Seavey was finally narc’d out by the lightkeepers at Frankfort, who telephoned sighting the stolen Nellie when he hid her up a nearby river. The Tuscarora then stopped in Manistee to refuel and waited to sail to Frankfort until the cover of night. She arrived in Frankfort at dawn, at which time Seavey’s Wanderer was spotted tearing out of the harbor at full sail. The Tuscarora gave chase, and even though she was reputed to be the fastest ship on the Great Lakes, she could not overtake the Wanderer—allegedly burning the paint off her smokestack and boilers in the attempt. Finally the captain of the Tuscarora was forced to end the encounter by putting a cannonball into the Wanderer’s side.
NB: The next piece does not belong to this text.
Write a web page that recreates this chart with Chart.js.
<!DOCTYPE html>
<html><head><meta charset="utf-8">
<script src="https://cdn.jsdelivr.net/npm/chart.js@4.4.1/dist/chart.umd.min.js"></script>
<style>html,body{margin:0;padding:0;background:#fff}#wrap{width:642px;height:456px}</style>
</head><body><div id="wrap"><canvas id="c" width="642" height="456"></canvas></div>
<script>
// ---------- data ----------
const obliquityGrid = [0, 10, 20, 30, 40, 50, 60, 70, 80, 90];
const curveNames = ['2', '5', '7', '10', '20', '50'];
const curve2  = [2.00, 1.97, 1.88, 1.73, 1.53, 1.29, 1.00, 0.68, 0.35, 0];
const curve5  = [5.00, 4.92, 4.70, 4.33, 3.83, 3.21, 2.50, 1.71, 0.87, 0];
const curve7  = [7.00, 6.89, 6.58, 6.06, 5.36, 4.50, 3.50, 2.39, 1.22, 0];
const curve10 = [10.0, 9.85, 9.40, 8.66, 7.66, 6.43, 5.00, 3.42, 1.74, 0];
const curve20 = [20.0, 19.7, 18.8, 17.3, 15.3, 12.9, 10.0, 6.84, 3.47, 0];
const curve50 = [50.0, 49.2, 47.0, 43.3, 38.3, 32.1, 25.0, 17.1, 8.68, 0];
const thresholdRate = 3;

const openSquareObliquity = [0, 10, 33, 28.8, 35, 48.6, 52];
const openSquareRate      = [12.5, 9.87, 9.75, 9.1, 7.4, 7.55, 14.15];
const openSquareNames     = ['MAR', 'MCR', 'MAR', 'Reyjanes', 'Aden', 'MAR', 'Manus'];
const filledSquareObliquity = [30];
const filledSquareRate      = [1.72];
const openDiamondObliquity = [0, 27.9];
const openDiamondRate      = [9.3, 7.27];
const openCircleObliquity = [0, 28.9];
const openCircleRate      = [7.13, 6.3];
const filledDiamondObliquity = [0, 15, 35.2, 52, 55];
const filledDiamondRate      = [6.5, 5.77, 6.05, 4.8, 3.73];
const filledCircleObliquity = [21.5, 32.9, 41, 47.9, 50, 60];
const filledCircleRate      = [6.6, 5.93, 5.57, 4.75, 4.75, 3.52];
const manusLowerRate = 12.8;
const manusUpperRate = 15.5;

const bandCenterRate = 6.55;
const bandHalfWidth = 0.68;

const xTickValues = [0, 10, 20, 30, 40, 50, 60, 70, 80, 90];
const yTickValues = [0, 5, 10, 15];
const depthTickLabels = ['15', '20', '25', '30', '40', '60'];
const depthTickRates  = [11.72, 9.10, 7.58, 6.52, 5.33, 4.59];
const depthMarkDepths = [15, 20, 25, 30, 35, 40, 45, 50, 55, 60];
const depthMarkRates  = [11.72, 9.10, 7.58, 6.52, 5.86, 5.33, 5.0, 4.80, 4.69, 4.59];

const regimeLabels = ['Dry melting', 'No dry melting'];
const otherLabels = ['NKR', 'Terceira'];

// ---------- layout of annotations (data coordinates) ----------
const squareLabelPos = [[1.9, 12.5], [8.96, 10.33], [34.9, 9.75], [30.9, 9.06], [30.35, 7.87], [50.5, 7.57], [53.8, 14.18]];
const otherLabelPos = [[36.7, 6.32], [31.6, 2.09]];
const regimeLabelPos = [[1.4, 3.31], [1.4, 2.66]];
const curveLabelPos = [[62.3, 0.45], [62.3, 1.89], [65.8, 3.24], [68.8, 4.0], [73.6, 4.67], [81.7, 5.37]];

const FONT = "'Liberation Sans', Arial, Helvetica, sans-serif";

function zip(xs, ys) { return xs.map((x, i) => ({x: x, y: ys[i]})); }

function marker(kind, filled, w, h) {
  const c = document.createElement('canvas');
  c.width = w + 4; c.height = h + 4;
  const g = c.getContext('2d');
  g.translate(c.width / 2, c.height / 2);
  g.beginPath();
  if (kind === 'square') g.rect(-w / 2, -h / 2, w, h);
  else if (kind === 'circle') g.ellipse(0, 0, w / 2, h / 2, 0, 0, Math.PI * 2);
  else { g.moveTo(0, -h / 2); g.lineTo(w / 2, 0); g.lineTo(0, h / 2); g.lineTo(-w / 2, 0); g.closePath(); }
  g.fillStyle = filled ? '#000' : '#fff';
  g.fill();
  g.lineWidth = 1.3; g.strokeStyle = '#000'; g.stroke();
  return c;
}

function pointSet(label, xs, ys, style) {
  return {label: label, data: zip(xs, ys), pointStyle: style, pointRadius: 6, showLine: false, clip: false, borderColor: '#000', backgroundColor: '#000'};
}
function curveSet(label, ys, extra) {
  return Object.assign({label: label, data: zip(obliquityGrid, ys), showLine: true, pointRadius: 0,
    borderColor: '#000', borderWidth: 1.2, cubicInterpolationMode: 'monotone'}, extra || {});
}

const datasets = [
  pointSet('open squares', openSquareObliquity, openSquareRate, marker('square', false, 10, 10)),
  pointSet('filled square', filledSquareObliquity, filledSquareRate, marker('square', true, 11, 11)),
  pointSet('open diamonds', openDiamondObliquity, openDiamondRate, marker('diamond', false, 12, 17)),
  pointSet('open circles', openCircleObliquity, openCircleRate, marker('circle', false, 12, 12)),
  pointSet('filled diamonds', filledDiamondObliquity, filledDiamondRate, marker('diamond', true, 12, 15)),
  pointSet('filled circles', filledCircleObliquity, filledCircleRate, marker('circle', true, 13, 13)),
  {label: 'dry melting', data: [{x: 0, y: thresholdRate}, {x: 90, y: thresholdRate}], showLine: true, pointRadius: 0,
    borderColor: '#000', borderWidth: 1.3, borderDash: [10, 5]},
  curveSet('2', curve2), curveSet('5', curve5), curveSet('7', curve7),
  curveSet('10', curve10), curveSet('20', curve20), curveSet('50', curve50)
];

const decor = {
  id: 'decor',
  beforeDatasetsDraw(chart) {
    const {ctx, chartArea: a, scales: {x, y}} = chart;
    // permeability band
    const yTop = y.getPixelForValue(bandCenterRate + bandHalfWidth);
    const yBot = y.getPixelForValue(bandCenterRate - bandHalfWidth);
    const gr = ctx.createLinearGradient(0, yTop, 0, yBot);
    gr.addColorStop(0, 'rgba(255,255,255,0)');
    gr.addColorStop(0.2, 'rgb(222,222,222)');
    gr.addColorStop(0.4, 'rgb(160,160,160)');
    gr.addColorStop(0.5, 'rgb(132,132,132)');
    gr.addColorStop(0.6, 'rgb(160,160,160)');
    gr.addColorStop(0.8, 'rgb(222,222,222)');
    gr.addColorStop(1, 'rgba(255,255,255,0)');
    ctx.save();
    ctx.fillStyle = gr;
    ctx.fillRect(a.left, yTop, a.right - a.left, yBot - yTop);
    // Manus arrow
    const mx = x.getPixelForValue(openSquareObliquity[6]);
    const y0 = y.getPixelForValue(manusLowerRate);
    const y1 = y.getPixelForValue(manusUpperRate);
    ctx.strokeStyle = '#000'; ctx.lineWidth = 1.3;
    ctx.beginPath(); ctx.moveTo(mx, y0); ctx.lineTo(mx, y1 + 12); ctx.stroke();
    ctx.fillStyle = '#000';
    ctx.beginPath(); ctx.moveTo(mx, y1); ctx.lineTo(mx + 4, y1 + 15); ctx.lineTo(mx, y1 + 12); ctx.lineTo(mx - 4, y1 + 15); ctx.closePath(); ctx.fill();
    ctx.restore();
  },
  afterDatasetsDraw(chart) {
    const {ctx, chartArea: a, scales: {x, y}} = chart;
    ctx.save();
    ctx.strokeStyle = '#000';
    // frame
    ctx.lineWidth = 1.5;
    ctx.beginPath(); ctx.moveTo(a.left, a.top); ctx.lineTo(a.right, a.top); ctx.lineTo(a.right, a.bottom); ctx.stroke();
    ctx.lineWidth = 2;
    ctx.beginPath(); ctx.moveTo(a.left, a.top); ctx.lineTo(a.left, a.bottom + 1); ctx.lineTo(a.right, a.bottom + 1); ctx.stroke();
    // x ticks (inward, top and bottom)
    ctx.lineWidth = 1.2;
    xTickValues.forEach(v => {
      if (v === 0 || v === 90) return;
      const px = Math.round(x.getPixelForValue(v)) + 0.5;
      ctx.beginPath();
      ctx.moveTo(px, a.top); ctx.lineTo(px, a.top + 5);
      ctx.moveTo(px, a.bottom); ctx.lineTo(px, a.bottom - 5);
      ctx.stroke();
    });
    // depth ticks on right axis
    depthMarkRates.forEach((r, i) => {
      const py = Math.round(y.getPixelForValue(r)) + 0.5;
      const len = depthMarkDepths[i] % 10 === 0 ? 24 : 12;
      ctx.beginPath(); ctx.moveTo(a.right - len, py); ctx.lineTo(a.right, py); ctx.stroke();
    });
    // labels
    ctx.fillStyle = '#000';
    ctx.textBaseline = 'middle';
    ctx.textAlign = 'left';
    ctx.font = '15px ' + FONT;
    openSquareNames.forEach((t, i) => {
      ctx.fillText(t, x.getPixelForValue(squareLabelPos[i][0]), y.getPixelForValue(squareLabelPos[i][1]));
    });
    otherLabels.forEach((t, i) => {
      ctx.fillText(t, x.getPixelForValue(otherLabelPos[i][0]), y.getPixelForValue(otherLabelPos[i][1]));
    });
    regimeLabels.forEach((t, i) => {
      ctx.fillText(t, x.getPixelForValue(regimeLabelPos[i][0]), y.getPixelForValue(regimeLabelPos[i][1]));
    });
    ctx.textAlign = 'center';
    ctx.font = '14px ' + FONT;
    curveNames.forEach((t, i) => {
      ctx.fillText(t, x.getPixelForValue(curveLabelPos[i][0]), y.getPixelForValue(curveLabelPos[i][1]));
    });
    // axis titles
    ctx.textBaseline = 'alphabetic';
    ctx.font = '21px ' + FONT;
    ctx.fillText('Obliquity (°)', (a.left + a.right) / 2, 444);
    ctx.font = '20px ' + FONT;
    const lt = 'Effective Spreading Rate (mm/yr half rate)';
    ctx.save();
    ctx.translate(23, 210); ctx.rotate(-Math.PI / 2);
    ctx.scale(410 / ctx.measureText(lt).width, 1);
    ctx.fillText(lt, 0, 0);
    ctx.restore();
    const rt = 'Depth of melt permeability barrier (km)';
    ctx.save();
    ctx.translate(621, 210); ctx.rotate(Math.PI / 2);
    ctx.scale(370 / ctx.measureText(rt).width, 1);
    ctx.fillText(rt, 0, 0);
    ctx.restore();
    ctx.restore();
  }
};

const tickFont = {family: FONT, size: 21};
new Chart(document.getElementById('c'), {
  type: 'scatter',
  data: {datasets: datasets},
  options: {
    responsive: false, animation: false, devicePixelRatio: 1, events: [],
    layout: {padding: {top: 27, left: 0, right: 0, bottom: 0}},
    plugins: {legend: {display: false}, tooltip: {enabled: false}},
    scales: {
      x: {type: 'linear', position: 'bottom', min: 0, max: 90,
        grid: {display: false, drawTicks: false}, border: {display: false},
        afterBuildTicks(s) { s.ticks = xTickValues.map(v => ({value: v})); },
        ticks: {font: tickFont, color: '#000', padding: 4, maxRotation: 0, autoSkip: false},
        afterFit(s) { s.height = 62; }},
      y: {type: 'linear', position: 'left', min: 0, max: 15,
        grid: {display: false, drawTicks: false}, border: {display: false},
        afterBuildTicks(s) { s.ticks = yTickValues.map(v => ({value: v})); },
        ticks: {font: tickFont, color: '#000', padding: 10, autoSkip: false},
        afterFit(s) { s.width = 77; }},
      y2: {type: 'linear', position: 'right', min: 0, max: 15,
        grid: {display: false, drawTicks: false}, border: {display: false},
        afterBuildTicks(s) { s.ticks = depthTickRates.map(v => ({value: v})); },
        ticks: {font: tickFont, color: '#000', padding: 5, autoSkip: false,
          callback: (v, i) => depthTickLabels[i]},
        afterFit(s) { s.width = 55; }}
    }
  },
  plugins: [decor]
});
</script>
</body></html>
Armed revenuers then boarded her and placed Roaring Dan Seavey in irons.

At least, that was the story the papers printed—which had by this time become national news. The Tuscarora’s log however, states that no cannon was fired, and Seavey submitted voluntarily. He was arraigned on “mutiny and sedition on the high seas,” but a grand jury somehow failed to convict him, and he was set free. Transcripts of the court proceedings supposedly no longer exist to explain these discrepancies, but why let the truth get in the way of a great story?
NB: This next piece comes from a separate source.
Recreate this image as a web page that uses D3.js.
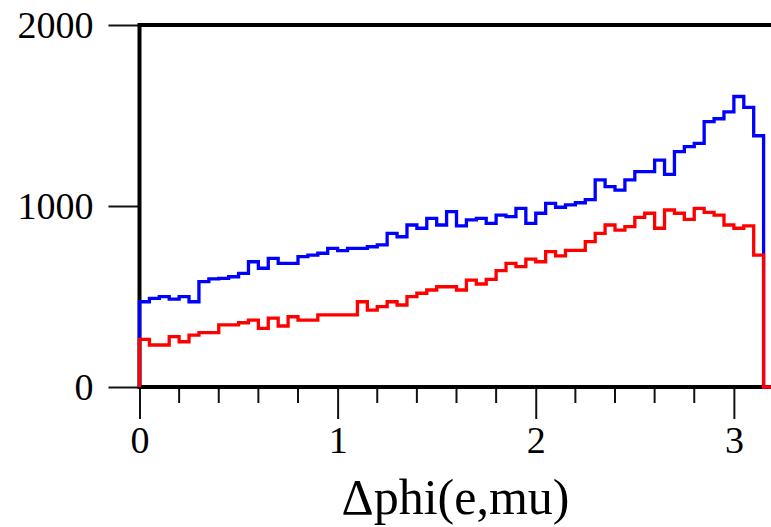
<!DOCTYPE html>
<html>
<head>
<meta charset="utf-8">
<script src="https://cdn.jsdelivr.net/npm/d3@7"></script>
<style>
  html, body { margin: 0; padding: 0; background: #fff; }
  svg { display: block; }
  text { font-family: "Liberation Serif", "Times New Roman", serif; fill: #000; }
</style>
</head>
<body>
<svg id="chart" width="771" height="527"></svg>
<script>
// Histogram of delta-phi(e,mu), bins of width 0.05 starting at 0
const binStart = 0;
const binWidth = 0.05;
const blueCounts = [
  471, 490, 499, 486, 499, 471, 582, 597, 600, 609,
  628, 692, 656, 711, 683, 683, 720, 729, 739, 766,
  753, 766, 766, 775, 785, 849, 830, 895, 877, 932,
  895, 969, 890, 923, 932, 904, 950, 941, 987, 904,
  960, 1015, 993, 1006, 1018, 1035, 1144, 1107, 1088, 1144,
  1190, 1190, 1254, 1175, 1300, 1328, 1346, 1466, 1482, 1520,
  1605, 1545, 1388, 0
];
const redCounts = [
  263, 232, 232, 278, 250, 287, 300, 300, 343, 343,
  355, 370, 324, 380, 337, 388, 370, 370, 398, 398,
  398, 398, 471, 425, 444, 471, 453, 499, 518, 536,
  554, 554, 536, 591, 569, 595, 643, 683, 665, 706,
  692, 748, 724, 755, 755, 803, 849, 895, 867, 886,
  937, 960, 877, 978, 960, 926, 987, 965, 950, 895,
  877, 890, 729, 0
];
const xMajorTicks = [0, 1, 2, 3];
const xMinorTicks = [0.2, 0.4, 0.6, 0.8, 1.2, 1.4, 1.6, 1.8, 2.2, 2.4, 2.6, 2.8, 3.2];
const yTicks = [0, 1000, 2000];
const xDomain = [0, 3.2];
const yDomain = [0, 2000];
const xTitle = "\u0394phi(e,mu)";

const svg = d3.select("#chart");
const padL = 139.5, padR = 773.5, padT = 25, padB = 387;
const x = d3.scaleLinear().domain(xDomain).range([padL, padR]);
const y = d3.scaleLinear().domain(yDomain).range([padB, padT]);

// minor x ticks
svg.append("g").selectAll("line").data(xMinorTicks).join("line")
  .attr("x1", d => x(d)).attr("x2", d => x(d))
  .attr("y1", padB).attr("y2", padB + 16)
  .attr("stroke", "#111").attr("stroke-width", 2);

// major x axis
const xAxis = d3.axisBottom(x).tickValues(xMajorTicks).tickSize(32).tickPadding(8)
  .tickFormat(d3.format("d"));
const gx = svg.append("g").attr("transform", `translate(0,${padB})`).call(xAxis);
gx.select(".domain").remove();
gx.selectAll(".tick line").attr("stroke", "#111").attr("stroke-width", 2);
gx.selectAll(".tick text").attr("font-size", 38).attr("font-family", "Liberation Serif")
  .attr("fill", "#000").attr("y", 66).attr("dy", null);

// y axis
const yAxis = d3.axisLeft(y).tickValues(yTicks).tickSize(31).tickPadding(15)
  .tickFormat(d3.format("d"));
const gy = svg.append("g").attr("transform", `translate(${padL},0)`).call(yAxis);
gy.select(".domain").remove();
gy.selectAll(".tick line").attr("stroke", "#111").attr("stroke-width", 2);
gy.selectAll(".tick text").attr("font-size", 38).attr("font-family", "Liberation Serif")
  .attr("fill", "#000").attr("dy", "0.33em");

// frame
svg.append("line").attr("x1", padL).attr("x2", padR + 2).attr("y1", padT).attr("y2", padT)
  .attr("stroke", "#000").attr("stroke-width", 4);
svg.append("line").attr("x1", padL).attr("x2", padR + 2).attr("y1", padB).attr("y2", padB)
  .attr("stroke", "#000").attr("stroke-width", 4);
svg.append("line").attr("x1", padL).attr("x2", padL).attr("y1", padT - 2).attr("y2", padB + 2)
  .attr("stroke", "#000").attr("stroke-width", 4);
svg.append("line").attr("x1", padR).attr("x2", padR).attr("y1", padT - 2).attr("y2", padB + 2)
  .attr("stroke", "#000").attr("stroke-width", 4);

// step histograms
function stepPoints(counts) {
  const pts = [[x(binStart), y(0)]];
  counts.forEach((c, i) => {
    const x0 = binStart + i * binWidth, x1 = binStart + (i + 1) * binWidth;
    pts.push([x(x0), y(c)], [x(x1), y(c)]);
  });
  pts.push([x(binStart + counts.length * binWidth), y(0)]);
  return pts;
}
const line = d3.line();
svg.append("path").attr("d", line(stepPoints(blueCounts)))
  .attr("fill", "none").attr("stroke", "#0000ff").attr("stroke-width", 3.3)
  .attr("stroke-linejoin", "miter");
svg.append("path").attr("d", line(stepPoints(redCounts)))
  .attr("fill", "none").attr("stroke", "#ff0000").attr("stroke-width", 3.3)
  .attr("stroke-linejoin", "miter");

// axis title
svg.append("text").attr("x", (padL + padR) / 2 - 1).attr("y", 514)
  .attr("text-anchor", "middle").attr("font-size", 50).text(xTitle);
</script>
</body>
</html>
One theory on why Seavey was released was because he was offered a job as a revenuer himself. He had been a deputy marshal for the Bureau of Indian Affairs, chasing bootleggers on reservation lands earlier in his life, so it is plausible he may have been given a plea deal if he agreed to use his nefarious knowledge and skills to work for the government again catching other pirates. Great Lakes piracy was actually pretty popular during the lumber era; the USS Michigan—the Navy’s first iron-hulled warship—patrolled the Great Lakes for this very reason. This was the same USS Michigan that I wrote about arresting King Strang’s assassin at Beaver Island, and mentioned in my Brodhead Armory post. The USS Michigan was even rammed in 1853 on Lake Huron by timber pirates.